You (and others) should not have been the victims to make this happen,
of course. That was unfair, wrong, and criminal.

>
>> Good can come of this attack on you and DKG.
> I seem to recall people saying the same after 9/11: that yes it was a
> horrific thing, but that "good can come of this tragedy".

I think that this is something of an extreme comparison, and extreme
comparisons always stretch reason. Nevertheless, I'll go along with it
for now: In truth, some good did come of 911. But, yes, the world would
certainly have been better off if 911 had never happened.

However, the issue at hand here is a little different. There has been no
widespread attack. It's been targetted. I say again that the attack
being targetted does not excuse it but it does mean that the dynamics of
the situation are very different. In this case, unlike 911, a very
specific and very longstanding (you did say that it has been very
longstanding) flaw has been publicly and undeniably highlighted.
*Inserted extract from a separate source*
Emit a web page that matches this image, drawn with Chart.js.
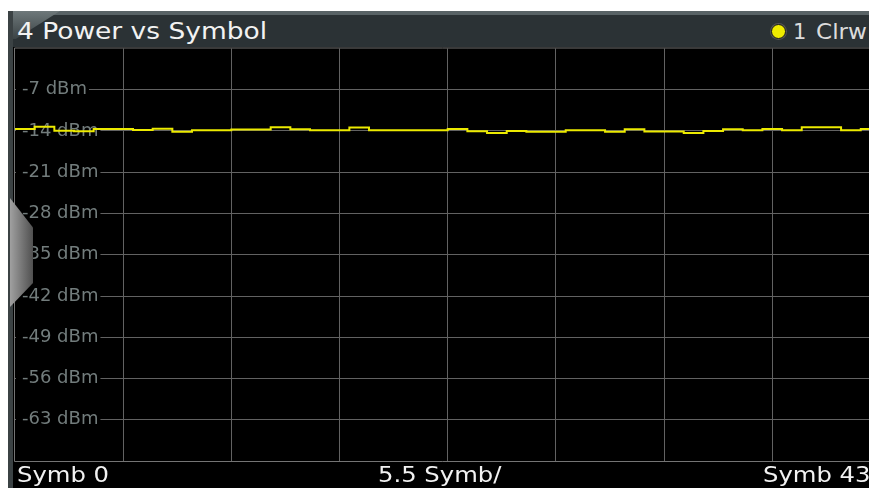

This
could provide, and most certainly *should* provide, the catalyst for
something new to be done; a new incentive, new motivation, new urgency.

> But it is also barbarous to claim the good
> that may come out of a horror should be counted to the horror's credit.

I did not "credit" the horror. In fact I said that it was probably
criminal! It was a bad thing to do to you!

And yet, no matter how bad it was, it does seem that the attacker's
motivation is blindingly obvious and that good things definitely can and
*should* come of this shock to the system. The inertia to which I
referred was and is real.

And, let's face it, it's not as bad as either 911 or a suicide. This is
bad, but it's not a disaster. And a disaster *can* still be avoided in
this context. At risk of sounding like a politician, this is a wakeup call.